Other states belonging to the initiative are Maine, New Hampshire, Vermont, Massachusetts, Connecticut, Delaware, Maryland and Rhode Island; New Jersey withdrew in 2011.

Experts attribute the rise in global temperature to the burning of fossil fuels such as oil and coal and other human activities that increase the level of heat-trapping gases such as carbon dioxide in the atmosphere.

In his op-ed article, published Nov. 15, Cuomo wrote of the need to take climate change into consideration when locating “critical pieces of our infrastructure,” to “avoid a disaster domino effect, such as the explosion of the Con Ed substation that knocked out power to much of lower Manhattan.” He also stressed the importance of fortifying and upgrading “the systems that paralyze us when they fail,” such as mass transit and cell phone networks.

“We will not allow the national paralysis over climate change to stop us from pursuing the necessary path for the future,” Cuomo wrote.

Haight praised Cuomo’s piece, but said it could have done more to talk about the need to address the root causes of climate change.

“It would be irresponsible not to look at the causes of climate change,” Haight said.

She said climate change has become a partisan issue and that “we need to change that. Hopefully it will change now.”

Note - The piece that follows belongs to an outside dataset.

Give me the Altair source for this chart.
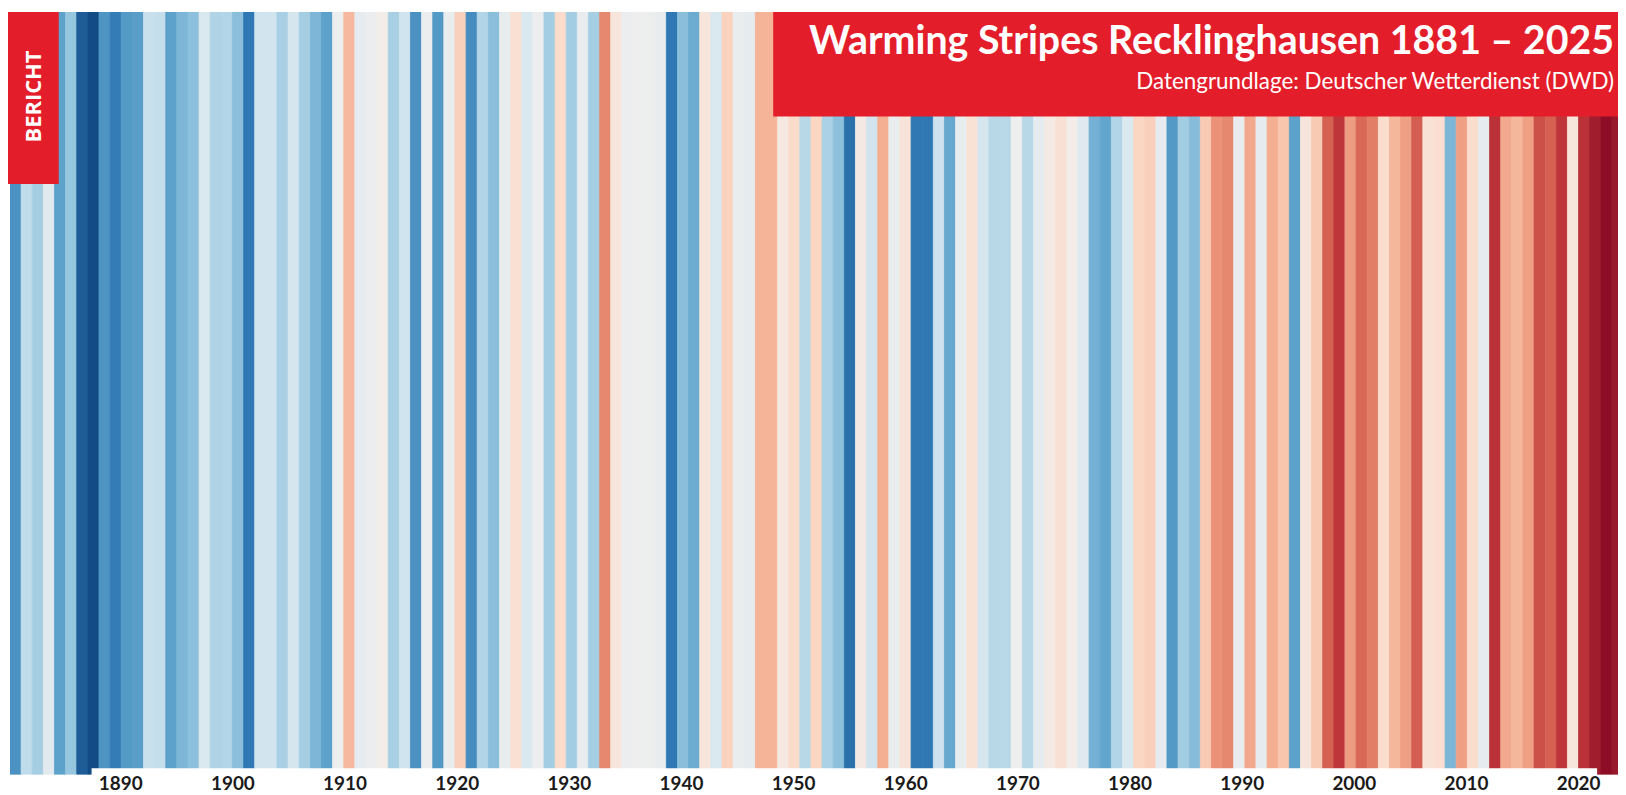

A recent study by Resources for the Future found that the U.S. is likely to reduce its greenhouse gas emissions by 16.3 percent from 2005 levels by 2020, falling just short of the 17 percent target set by President Obama at the 2009 climate change talks in Denmark. The study suggests state and regional carbon emissions-reduction programs, such as the regional initiative, will likely add a 2.5 percent drop by 2020.